Logic Samurai / Administrator
Staff member
#5
You can't open them in Logic either.
That's true, but just to be clear, Logic can't open any 32-bit files. Not that you were suggesting that any others could be, just because of your phrasing I didn't want the original poster thinking that there's some unique reason that freeze files can't be opened, but other 32-bit files can be.

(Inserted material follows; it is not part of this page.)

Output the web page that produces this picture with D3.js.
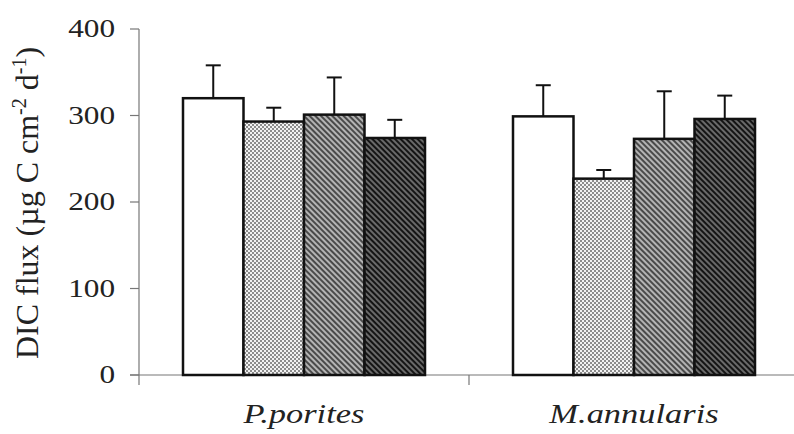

The thing is, there's no reason to open freeze files in Logic. Back in Logic 6, it was not possible to export multiple tracks as 24-bit or 16-bit tracks, nor was it possible to bounce in place, so you could chose a lower bit-rate for freezing and use that as a "hack" for importing tracks. Since Logic 9 offers both full track export and bounce in place, there is no need for that, and freeze files can always operate at the highest bit-rate possible.

That's not to say that it wouldn't be nice to save/open 32-bit files in Logic; but if I could, I'd still never use it for freeze files.

Orren
 
#7
Thanks George, and good to know about soundtrack pro..

btw. not sure if this needs to be a new thread, but if you varispeed(pitch & speed) a whole session up or down does that alter any conversion? I love the feature to add a little energy at the end of a mix, but it sounds a bit "wanting" sonically compared to protools vso. I am not saying that I like protools better at all. Logic's varispeed is still passible as long as you don't push it far, like any vso, just wondering what's happening under the hood.

That's not to say that it wouldn't be nice to save/open 32-bit files in Logic; but if I could, I'd still never use it for freeze files.

Orren
I agree..


Thanks for all your post. I am new to the group... but not to logic. I love logic 9!